Supplied information >>
* Begin *

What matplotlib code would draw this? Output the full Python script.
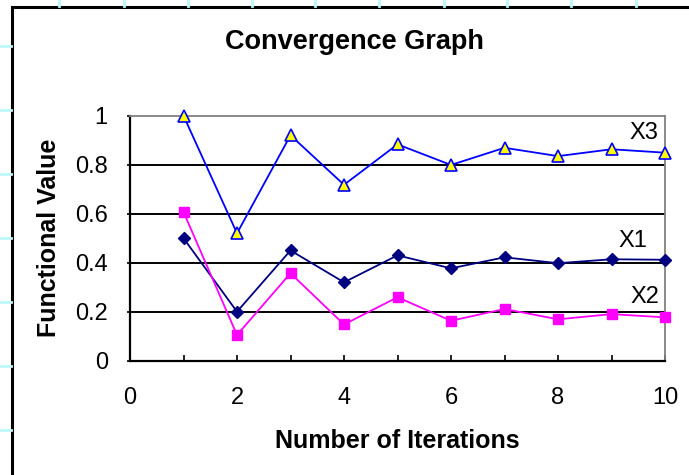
import matplotlib
matplotlib.use("Agg")
import matplotlib.pyplot as plt
from matplotlib.lines import Line2D
from matplotlib.patches import Rectangle

iterations = [1, 2, 3, 4, 5, 6, 7, 8, 9, 10]
x1 = [0.50, 0.20, 0.45, 0.32, 0.43, 0.377, 0.422, 0.398, 0.414, 0.412]
x2 = [0.607, 0.105, 0.357, 0.148, 0.259, 0.163, 0.211, 0.169, 0.190, 0.177]
x3 = [1.00, 0.52, 0.92, 0.718, 0.883, 0.799, 0.869, 0.835, 0.863, 0.849]
xticks = [0, 2, 4, 6, 8, 10]
yticks = [0, 0.2, 0.4, 0.6, 0.8, 1.0]
ytick_labels = ["0", "0.2", "0.4", "0.6", "0.8", "1"]

plt.rcParams['font.family'] = ['Liberation Sans', 'DejaVu Sans']

W, H = 689, 475
fig = plt.figure(figsize=(W / 100, H / 100), dpi=100)
fig.patch.set_facecolor('white')

# faint cyan worksheet grid outside the chart frame
cyan = '#bff8f8'
for yy in [46, 110, 174, 238, 302, 366, 430]:
    fig.add_artist(Line2D([0, 11 / W], [1 - yy / H] * 2, color=cyan, lw=2, transform=fig.transFigure))
for xx in [59, 124, 188, 252, 315, 379, 444, 507, 571, 636]:
    fig.add_artist(Line2D([xx / W] * 2, [1, 1 - 6 / H], color=cyan, lw=2, transform=fig.transFigure))

# chart frame
fig.add_artist(Rectangle((12 / W, -0.1), 1.2, 1 - 7 / H + 0.1, transform=fig.transFigure,
                         facecolor='white', edgecolor='black', lw=2.2, zorder=1))

ax = fig.add_axes([130 / W, 1 - 360.7 / H, (665 - 130) / W, (360.7 - 115.7) / H])
ax.set_zorder(2)
ax.patch.set_alpha(0)
ax.set_xlim(0, 10)
ax.set_ylim(0, 1)

for yv in yticks[1:-1]:
    ax.axhline(yv, color='black', lw=1.4, zorder=1)

ax.plot(iterations, x3, color='#0000ff', lw=1.3, marker='^', markersize=8.5,
        markerfacecolor='#ffff00', markeredgecolor='#0000ff', markeredgewidth=1.2, zorder=3, clip_on=False)
ax.plot(iterations, x1, color='#000080', lw=1.3, marker='D', markersize=6.5,
        markerfacecolor='#000080', markeredgecolor='#000080', zorder=3, clip_on=False)
ax.plot(iterations, x2, color='#ff00ff', lw=1.3, marker='s', markersize=7,
        markerfacecolor='#ff00ff', markeredgecolor='#ff00ff', zorder=3, clip_on=False)

ax.text(9.6, 0.93, 'X3', fontsize=17, ha='center', va='center')
ax.text(9.4, 0.49, 'X1', fontsize=17, ha='center', va='center')
ax.text(9.63, 0.26, 'X2', fontsize=17, ha='center', va='center')

for s in ['top', 'right']:
    ax.spines[s].set_color('#808080')
    ax.spines[s].set_linewidth(1.3)
for s in ['left', 'bottom']:
    ax.spines[s].set_color('black')
    ax.spines[s].set_linewidth(1.6)

ax.set_xticks(xticks)
ax.set_xticks(iterations, minor=True)
ax.set_yticks(yticks)
ax.set_yticklabels(ytick_labels)
ax.tick_params(axis='x', which='both', direction='in', length=4, width=1.2, pad=19, labelsize=17)
ax.tick_params(axis='y', direction='out', length=2, width=1.2, pad=14, labelsize=17)

ax.set_xlabel('Number of Iterations', fontsize=18, fontweight='bold', labelpad=14)
ax.set_ylabel('Functional Value', fontsize=18, fontweight='bold', labelpad=10)
fig.text(354 / W, 1 - 42 / H, 'Convergence Graph', fontsize=19.5, fontweight='bold',
         ha='center', va='center')

fig.savefig('out.png', dpi=100)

* End *

Directive >> The material above holds pictures; copy everything else in it exactly.

Output of the task >>
What matplotlib code would draw this? Output the full Python script.
import matplotlib
matplotlib.use("Agg")
import matplotlib.pyplot as plt
from matplotlib.lines import Line2D
from matplotlib.patches import Rectangle

iterations = [1, 2, 3, 4, 5, 6, 7, 8, 9, 10]
x1 = [0.50, 0.20, 0.45, 0.32, 0.43, 0.377, 0.422, 0.398, 0.414, 0.412]
x2 = [0.607, 0.105, 0.357, 0.148, 0.259, 0.163, 0.211, 0.169, 0.190, 0.177]
x3 = [1.00, 0.52, 0.92, 0.718, 0.883, 0.799, 0.869, 0.835, 0.863, 0.849]
xticks = [0, 2, 4, 6, 8, 10]
yticks = [0, 0.2, 0.4, 0.6, 0.8, 1.0]
ytick_labels = ["0", "0.2", "0.4", "0.6", "0.8", "1"]

plt.rcParams['font.family'] = ['Liberation Sans', 'DejaVu Sans']

W, H = 689, 475
fig = plt.figure(figsize=(W / 100, H / 100), dpi=100)
fig.patch.set_facecolor('white')

# faint cyan worksheet grid outside the chart frame
cyan = '#bff8f8'
for yy in [46, 110, 174, 238, 302, 366, 430]:
    fig.add_artist(Line2D([0, 11 / W], [1 - yy / H] * 2, color=cyan, lw=2, transform=fig.transFigure))
for xx in [59, 124, 188, 252, 315, 379, 444, 507, 571, 636]:
    fig.add_artist(Line2D([xx / W] * 2, [1, 1 - 6 / H], color=cyan, lw=2, transform=fig.transFigure))

# chart frame
fig.add_artist(Rectangle((12 / W, -0.1), 1.2, 1 - 7 / H + 0.1, transform=fig.transFigure,
                         facecolor='white', edgecolor='black', lw=2.2, zorder=1))

ax = fig.add_axes([130 / W, 1 - 360.7 / H, (665 - 130) / W, (360.7 - 115.7) / H])
ax.set_zorder(2)
ax.patch.set_alpha(0)
ax.set_xlim(0, 10)
ax.set_ylim(0, 1)

for yv in yticks[1:-1]:
    ax.axhline(yv, color='black', lw=1.4, zorder=1)

ax.plot(iterations, x3, color='#0000ff', lw=1.3, marker='^', markersize=8.5,
        markerfacecolor='#ffff00', markeredgecolor='#0000ff', markeredgewidth=1.2, zorder=3, clip_on=False)
ax.plot(iterations, x1, color='#000080', lw=1.3, marker='D', markersize=6.5,
        markerfacecolor='#000080', markeredgecolor='#000080', zorder=3, clip_on=False)
ax.plot(iterations, x2, color='#ff00ff', lw=1.3, marker='s', markersize=7,
        markerfacecolor='#ff00ff', markeredgecolor='#ff00ff', zorder=3, clip_on=False)

ax.text(9.6, 0.93, 'X3', fontsize=17, ha='center', va='center')
ax.text(9.4, 0.49, 'X1', fontsize=17, ha='center', va='center')
ax.text(9.63, 0.26, 'X2', fontsize=17, ha='center', va='center')

for s in ['top', 'right']:
    ax.spines[s].set_color('#808080')
    ax.spines[s].set_linewidth(1.3)
for s in ['left', 'bottom']:
    ax.spines[s].set_color('black')
    ax.spines[s].set_linewidth(1.6)

ax.set_xticks(xticks)
ax.set_xticks(iterations, minor=True)
ax.set_yticks(yticks)
ax.set_yticklabels(ytick_labels)
ax.tick_params(axis='x', which='both', direction='in', length=4, width=1.2, pad=19, labelsize=17)
ax.tick_params(axis='y', direction='out', length=2, width=1.2, pad=14, labelsize=17)

ax.set_xlabel('Number of Iterations', fontsize=18, fontweight='bold', labelpad=14)
ax.set_ylabel('Functional Value', fontsize=18, fontweight='bold', labelpad=10)
fig.text(354 / W, 1 - 42 / H, 'Convergence Graph', fontsize=19.5, fontweight='bold',
         ha='center', va='center')

fig.savefig('out.png', dpi=100)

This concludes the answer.